# M1 Carbine for whitetail



## CDJ (Dec 31, 2008)

Looking for opinions on using my M1 .30 caliber for deer hunting this year. I like it because it is light but I want to make sure it has enough stopping power.

Thanks for all your advice.


----------



## Swamp Monster (Jan 11, 2002)

I know there is one member here that swears by it. You can do a search in this forum. Would I use it personaly...not a chance!! The .30 carbine is a pipsqueek round good for close range varmints and that is about it. I know deer have fallen to it but considering that quality of the available factory ammo, one is really limited in decent bullet choices for an animal like deer. The bullet choices are really the limiting factor. The .30 carbine does not generate a lot of velocity and bullet weight is pretty light....all equals relatively low KE numebrs. With less than ideal bullets, penetration and on game performance can be questionable.


----------



## welcometomyworld (Mar 6, 2006)

I shot my first deer with a M-1. My wife shot a few also with the same gun untill she moved up to a 30.06 I had mag-na-ported for her. They might run a little more, but a well placed shot in the vital's will kill them. My son also killed his first deer two year's ago with the same gun, when he hit it at 50 yd.'s it knocked it backward's to the ground and it got up and ran maybe 25 yd.'s and folded up. I love that gun. Hope this help's.


----------



## pkuptruck007 (Apr 17, 2007)

CDJ said:


> Looking for opinions on using my M1 .30 caliber for deer hunting this year. I like it because it is light but I want to make sure it has enough stopping power.
> 
> Thanks for all your advice.


 
depends on if you can control yourself.....

if you remember it is not gonna be a 300 + yard "buck killer"... then sure! It is a great little weapon for woods/forest use.
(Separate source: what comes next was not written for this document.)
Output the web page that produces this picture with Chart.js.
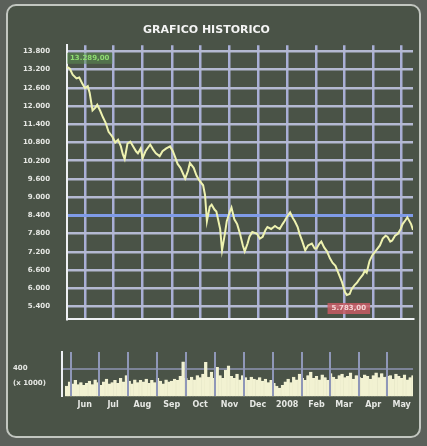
<!DOCTYPE html>
<html>
<head>
<meta charset="utf-8">
<script src="https://cdn.jsdelivr.net/npm/chart.js@4.4.0/dist/chart.umd.min.js"></script>
<style>
  body { margin: 0; width: 427px; height: 446px; background: #5b605a; position: relative; overflow: hidden; }
  #frame { position: absolute; left: 6px; top: 4px; width: 411px; height: 430px; border: 2px solid #c2c6c0; border-radius: 10px; background: #4a5347; }
  #priceWrap { position: absolute; left: 0; top: 0; width: 427px; height: 340px; }
  #volWrap { position: absolute; left: 0; top: 340px; width: 427px; height: 78px; }
</style>
</head>
<body>
<div id="frame"></div>
<div id="priceWrap"><canvas id="priceChart"></canvas></div>
<div id="volWrap"><canvas id="volChart"></canvas></div>
<script>
// days counted from 13 May 2007
const monthLabels = ['Jun', 'Jul', 'Aug', 'Sep', 'Oct', 'Nov', 'Dec', '2008', 'Feb', 'Mar', 'Apr', 'May'];
const monthDays = [19, 49, 80, 111, 141, 172, 202, 233, 264, 293, 324, 354];

const priceTicks = [5400, 6000, 6600, 7200, 7800, 8400, 9000, 9600, 10200, 10800, 11400, 12000, 12600, 13200, 13800];

const priceDays = [0, 3, 6, 10, 13, 16, 19, 22, 24, 27, 30, 32, 35, 38, 41, 44, 48, 51, 54, 57,
    59, 61, 64, 67, 70, 73, 75, 78, 80, 83, 88, 91, 94, 98, 101, 105, 109, 112, 114, 117,
    120, 125, 128, 130, 134, 137, 140, 144, 146, 148, 151, 153, 156, 158, 162, 164, 167, 169, 172, 174,
    177, 180, 183, 186, 188, 191, 193, 196, 201, 204, 207, 210, 212, 216, 220, 223, 225, 228, 230, 233,
    236, 239, 241, 244, 246, 249, 252, 255, 259, 262, 264, 267, 269, 272, 275, 278, 281, 284, 286, 289,
    291, 294, 296, 299, 301, 304, 307, 309, 313, 315, 317, 320, 323, 327, 331, 334, 337, 339, 342, 344,
    347, 350, 353, 355, 358, 360, 364, 366];
const priceValues = [13289, 13225, 13033, 12906, 12938, 12746, 12586, 12650, 12427, 11852,
    11948, 12043, 11852, 11628, 11436, 11149, 10989, 10798, 10893, 10670,
    10414, 10255, 10766, 10830, 10670, 10510, 10446, 10606, 10287, 10510,
    10734, 10574, 10446, 10350, 10510, 10606, 10670, 10510, 10350, 10095,
    9967, 9616, 9871, 10127, 9967, 9712, 9552, 9392, 9073, 8210,
    8690, 8753, 8594, 8530, 7955, 7252, 7795, 8210, 8498, 8658,
    8274, 8115, 7795, 7412, 7220, 7476, 7700, 7859, 7795, 7636,
    7700, 7923, 8019, 7955, 8051, 7987, 7955, 8115, 8210, 8370,
    8498, 8306, 8210, 8019, 7795, 7540, 7252, 7412, 7476, 7316,
    7316, 7476, 7540, 7348, 7220, 6997, 6837, 6741, 6582, 6358,
    6198, 5879, 5783, 5815, 5975, 6102, 6198, 6294, 6454, 6582,
    6518, 6901, 7093, 7252, 7412, 7636, 7732, 7700, 7540, 7572,
    7732, 7795, 7955, 8115, 8242, 8338, 8115, 7923];

// volume (x 1000), one bar every 3 days
const VOL_STEP = 3;
const volValues = [150, 210, 180, 230, 170, 200, 160,
    190, 220, 170, 240, 200, 160, 210, 250, 180, 200,
    230, 190, 260, 210, 300, 220, 180, 240, 200, 230,
    210, 250, 190, 230, 200, 260, 220, 180, 240, 210,
    220, 250, 230, 290, 500, 260, 230, 280, 240, 300,
    270, 320, 490, 280, 350, 260, 420, 300, 260, 380,
    440, 290, 260, 320, 240, 300, 270, 230, 280, 250,
    240, 270, 220, 250, 200, 230, 190, 150, 120, 160,
    210, 250, 200, 280, 240, 320, 260, 230, 300, 350,
    260, 290, 240, 310, 270, 230, 330, 280, 250, 300,
    320, 270, 290, 340, 250, 300, 280, 260, 310, 290,
    250, 300, 340, 270, 330, 280, 290, 300, 250, 320,
    290, 260, 310, 240, 270, 300];
const volTicks = [185, 400];
const volTickLabels = ['(x 1000)', '400'];

function thousands(v) {
    return String(v).replace(/\B(?=(\d{3})+(?!\d))/g, '.');
}

const tickFont = { family: 'DejaVu Sans', size: 7, weight: 'bold' };

// max / min boxes on the price line
const extremesPlugin = {
    id: 'extremes',
    afterDatasetsDraw(chart) {
        const pts = chart.getDatasetMeta(0).data;
        const vals = chart.data.datasets[0].data.map(p => p.y);
        const iMax = vals.indexOf(Math.max(...vals));
        const iMin = vals.indexOf(Math.min(...vals));
        const ctx = chart.ctx;
        ctx.save();
        ctx.font = 'bold 7px "DejaVu Sans"';
        ctx.textBaseline = 'middle';

        let txt = thousands(vals[iMax]) + ',00';
        let w = ctx.measureText(txt).width + 6;
        let x = pts[iMax].x, y = pts[iMax].y - 14;
        ctx.fillStyle = 'rgba(90, 140, 80, 0.55)';
        ctx.fillRect(x, y, w, 11);
        ctx.fillStyle = '#8edc72';
        ctx.textAlign = 'left';
        ctx.fillText(txt, x + 3, y + 5.5);

        txt = thousands(vals[iMin]) + ',00';
        w = ctx.measureText(txt).width + 8;
        x = pts[iMin].x + 2; y = pts[iMin].y + 8;
        ctx.fillStyle = 'rgba(200, 90, 100, 0.85)';
        ctx.fillRect(x - w / 2, y, w, 11);
        ctx.fillStyle = '#f6d6d6';
        ctx.textAlign = 'center';
        ctx.fillText(txt, x, y + 5.5);
        ctx.restore();
    }
};

new Chart(document.getElementById('priceChart').getContext('2d'), {
    type: 'line',
    data: {
        datasets: [{
            data: priceDays.map((d, i) => ({ x: d, y: priceValues[i] })),
            borderColor: '#eef2b0',
            borderWidth: 2,
            pointRadius: 0,
            tension: 0,
            fill: false
        }]
    },
    options: {
        responsive: true,
        maintainAspectRatio: false,
        animation: false,
        layout: { padding: { left: 0, right: 14, top: 24, bottom: 12 } },
        plugins: {
            legend: { display: false },
            tooltip: { enabled: false },
            title: {
                display: true,
                text: 'GRAFICO HISTORICO',
                color: '#f4f4f4',
                font: { family: 'DejaVu Sans', size: 11, weight: 'bold' },
                padding: { top: 0, bottom: 8 }
            }
        },
        scales: {
            x: {
                type: 'linear',
                min: 0,
                max: 366,
                afterBuildTicks: function(scale) {
                    scale.ticks = monthDays.map(v => ({ value: v }));
                },
                ticks: { display: false },
                grid: { color: '#a9afd6', lineWidth: 2.5, drawTicks: false },
                border: { color: '#eef0f4', width: 2 }
            },
            y: {
                min: 5000,
                max: 14000,
                afterBuildTicks: function(scale) {
                    scale.ticks = priceTicks.map(v => ({ value: v }));
                },
                afterFit: function(scale) { scale.width = 67; },
                ticks: {
                    color: '#e6e8e4',
                    font: tickFont,
                    padding: 17,
                    callback: function(value) { return thousands(value); }
                },
                grid: {
                    drawTicks: false,
                    color: priceTicks.map(v => v === 8400 ? '#7f9be8' : '#b4b9d2'),
                    lineWidth: priceTicks.map(v => v === 8400 ? 3 : 2.5)
                },
                border: { color: '#eef0f4', width: 2 }
            }
        }
    },
    plugins: [extremesPlugin]
});

new Chart(document.getElementById('volChart').getContext('2d'), {
    type: 'bar',
    data: {
        datasets: [{
            data: volValues.map((v, i) => ({ x: i * VOL_STEP, y: v })),
            backgroundColor: '#f2f2d2',
            borderColor: '#f2f2d2',
            borderWidth: 0.5,
            barPercentage: 1,
            categoryPercentage: 1
        }]
    },
    options: {
        responsive: true,
        maintainAspectRatio: false,
        animation: false,
        layout: { padding: { left: 13, right: 14, top: 12, bottom: 4 } },
        plugins: {
            legend: { display: false },
            tooltip: { enabled: false }
        },
        scales: {
            x: {
                type: 'linear',
                min: -5,
                max: 366,
                offset: false,
                afterBuildTicks: function(scale) {
                    scale.ticks = monthDays.map(v => ({ value: v }));
                },
                ticks: {
                    color: '#e6e8e4',
                    font: { family: 'DejaVu Sans', size: 8, weight: 'bold' },
                    padding: 4,
                    maxRotation: 0,
                    callback: function(value, index) { return monthLabels[index]; }
                },
                grid: { color: '#8f97b8', lineWidth: 2, drawTicks: false, z: 1 },
                border: { display: false }
            },
            y: {
                min: 0,
                max: 640,
                afterBuildTicks: function(scale) {
                    scale.ticks = volTicks.map(v => ({ value: v }));
                },
                afterFit: function(scale) { scale.width = 49; },
                ticks: {
                    color: '#e6e8e4',
                    font: tickFont,
                    crossAlign: 'far',
                    callback: function(value, index) { return volTickLabels[index]; }
                },
                grid: {
                    drawTicks: false,
                    lineWidth: 2,
                    color: volTicks.map(v => v === 400 ? '#7d8498' : 'rgba(0, 0, 0, 0)')
                },
                border: { color: '#eef0f4', width: 2 }
            }
        }
    }
});
</script>
</body>
</html>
Anything
inside 60 yards will die, and not know you were "under-gunned." 

Recent factory ammo is a good start... DO NOT USE BALL AMMO....

Keep your shots close and make sure you can shoot it well.

To those that say it isnt "enough" gun... it is more powerful in a Carbine, than a 357 MAG is.... and the mag has taken its fair share of deer.... 

have fun, but hunt responsibly!


----------



## Swamp Monster (Jan 11, 2002)

It might have more than the .357 but that isn't exactly saying much. The .30 carbine is commonly loaded in 110 grain bullet weights at under 2000 fps. This generates less than 1000 ft lbs at the muzzle and a bit over 500 ft lbs at 100 yards. Now, if one were to keep shots under 50 yards and make perfect broadside shots, no angles etc, than most likely all will be fine. This is fine in a perfect world but few of us actually live there. I'll stand by my opinion that it is marginal at best, (along with the .357) 

If it's all you got, use it, but if you have other options, they are likely a better choice. jmho.


----------



## Nick Adams (Mar 10, 2005)

Swamp Monster said:


> It might have more than the .357 but that isn't exactly saying much. The .30 carbine is commonly loaded in 110 grain bullet weights at under 2000 fps.


Those ballistics are not appreciably different from patched roundballs in a 45 flintlock and I've taken more than my share of deer with that.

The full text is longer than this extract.